Kinect captures depth image + body index image
↓
Body extraction via user index → Binarization → Preprocessing
↓
Crop torso region → Compute average depth → Threshold to extract arm
↓
Check if hand joint is inside torso rectangle (occlusion detection)
↓
Yes → Guo-Hall thinning → Skeleton endpoints → Hand joint localization
No → Use Kinect's original skeleton data
↓
Merge joints → Complete body skeleton
| File | Description |
|---|---|
main.cpp |
Main program — full pipeline: body extraction, arm separation, occlusion detection, joint localization, performance timing |
Depth_Information.cpp |
Reference program for drawing Kinect's native skeleton on color images |
markedCoordinate.cpp |
Manual annotation tool for clicking joint positions on saved images |
norm_L2.cpp |
Error calculation tool — computes L2 norm between manual annotations and algorithm outputs |
Hardware:
- Kinect V2 sensor + Kinect Adapter for Windows
- Windows PC with USB 3.0
Software Dependencies:
| Dependency | Version | Notes |
|---|---|---|
| Visual Studio | 2019+ | C++ development |
| Kinect for Windows SDK 2.0 | v2.0 | Download |
| OpenCV | 4.x | Core image processing |
| opencv_contrib | Same as OpenCV | Provides ximgproc::thinning (Guo-Hall algorithm) |
VS Project Configuration:
After installing Kinect SDK, the environment variable KINECTSDK20_DIR is set automatically. Configure in VS project properties:
- C/C++ → Additional Include Directories:
$(KINECTSDK20_DIR)\inc;+ OpenCV include path - Linker → Additional Library Directories:
$(KINECTSDK20_DIR)\lib\x64;+ OpenCV lib path - Linker → Additional Dependencies:
kinect20.lib+ OpenCV libs
Note: opencv_contrib must be downloaded separately and compiled together with OpenCV using CMake.

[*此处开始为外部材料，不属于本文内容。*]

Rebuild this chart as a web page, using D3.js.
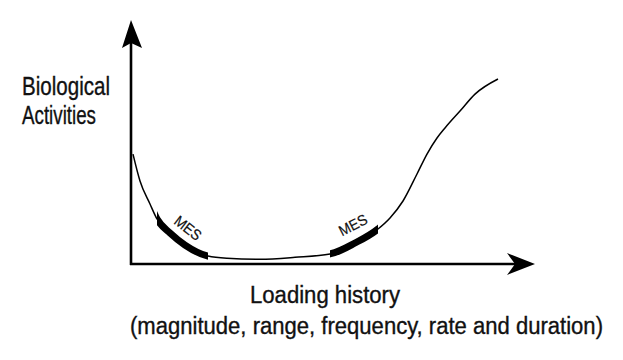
<!DOCTYPE html>
<html><head><meta charset="utf-8">
<script src="https://cdn.jsdelivr.net/npm/d3@7"></script>
<style>body{margin:0;background:#fff}svg{display:block}text{font-family:"Liberation Sans",Arial,sans-serif;fill:#111;stroke:#111;stroke-width:0.35px}</style>
</head><body>
<svg id="c" width="623" height="360"></svg>
<script>
// Data (abstract units: loading history 0..100, biological activity 0..100)
const loading  = [0.5, 2.25, 4.75, 6.5, 9.75, 13.5, 19.25, 24, 32.25, 41, 49.75, 56, 61.75, 64.75, 68, 71.5, 74, 76.5, 78.5, 82.25, 86, 91.75];
const activity = [45.8, 34.6, 25, 18.75, 12.9, 7.9, 3.3, 2.4, 2.0, 2.8, 4.2, 8.75, 14.6, 19.2, 26.25, 37.5, 45.8, 52.5, 56.7, 63.75, 70.8, 77.1];
const mesRanges = [[6.5, 19.25], [49.75, 61.75]];
const mesLabels = ["MES", "MES"];
const yLabel = ["Biological", "Activities"];
const xLabel = ["Loading history", "(magnitude, range, frequency, rate and duration)"];

const svg = d3.select("#c");
const x = d3.scaleLinear().domain([0, 100]).range([131, 531]);
const y = d3.scaleLinear().domain([0, 100]).range([264, 24]);

const pts = loading.map((v, i) => ({x: v, y: activity[i]}));
const line = d3.line().x(d => x(d.x)).y(d => y(d.y)).curve(d3.curveMonotoneX);

// axes
svg.append("line").attr("x1", x(0)).attr("x2", x(0)).attr("y1", 43).attr("y2", y(0) + 1)
  .attr("stroke", "#000").attr("stroke-width", 2.6);
svg.append("line").attr("x1", x(0) - 1).attr("x2", 516).attr("y1", y(0)).attr("y2", y(0))
  .attr("stroke", "#000").attr("stroke-width", 2.6);
const ax = x(0), ay = y(0);
svg.append("path").attr("d", `M${ax},20 L${ax + 11},48 L${ax},43 L${ax - 9},48 Z`).attr("fill", "#000");
svg.append("path").attr("d", `M535,${ay} L507,${ay - 11} L515,${ay} L507,${ay + 11} Z`).attr("fill", "#000");

// curve
svg.append("path").datum(pts).attr("d", line).attr("fill", "none").attr("stroke", "#000").attr("stroke-width", 1.5);

// MES thick segments (same curve, clipped to range)
mesRanges.forEach((r, k) => {
  const cid = "clip" + k;
  svg.append("clipPath").attr("id", cid).append("rect")
    .attr("x", x(r[0])).attr("width", x(r[1]) - x(r[0])).attr("y", 0).attr("height", 360);
  svg.append("path").datum(pts).attr("d", line).attr("clip-path", `url(#${cid})`)
    .attr("fill", "none").attr("stroke", "#000").attr("stroke-width", 7);
});

// MES labels
const mesPos = [[188, 228, 38], [353, 225, -27]];
mesLabels.forEach((t, k) => {
  svg.append("text").attr("transform", `translate(${mesPos[k][0]},${mesPos[k][1]}) rotate(${mesPos[k][2]})`)
    .attr("text-anchor", "middle").attr("dy", "0.35em").attr("font-size", 15)
    .attr("textLength", 30).attr("lengthAdjust", "spacingAndGlyphs").style("stroke-width", "0.2px").text(t);
});

// axis labels
svg.append("text").attr("x", 22).attr("y", 95).attr("font-size", 25).attr("textLength", 88).attr("lengthAdjust", "spacingAndGlyphs").text(yLabel[0]);
svg.append("text").attr("x", 22).attr("y", 124).attr("font-size", 25).attr("textLength", 74).attr("lengthAdjust", "spacingAndGlyphs").text(yLabel[1]);
svg.append("text").attr("x", 250).attr("y", 303).attr("font-size", 23).attr("textLength", 150).attr("lengthAdjust", "spacingAndGlyphs").text(xLabel[0]);
svg.append("text").attr("x", 130).attr("y", 334).attr("font-size", 23).attr("textLength", 473).attr("lengthAdjust", "spacingAndGlyphs").text(xLabel[1]);
</script>
</body></html>
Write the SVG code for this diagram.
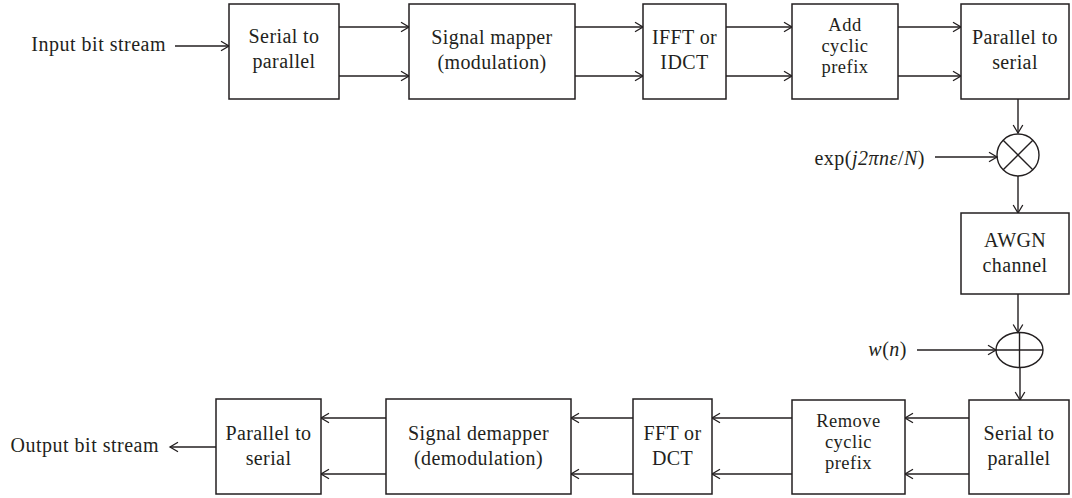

For optimal results, the following conditions should be met:
- Kinect sensor height: ~1.1–1.15 m above ground
- Subject distance: 2.35–2.5 m from the sensor
- Sensor placed horizontally, subject facing the sensor
Under arm self-occlusion, the improved algorithm achieves an average hand joint localization error of ~3.2 pixels, compared to ~7.8 pixels with Kinect's built-in algorithm.
This project is for academic and educational purposes.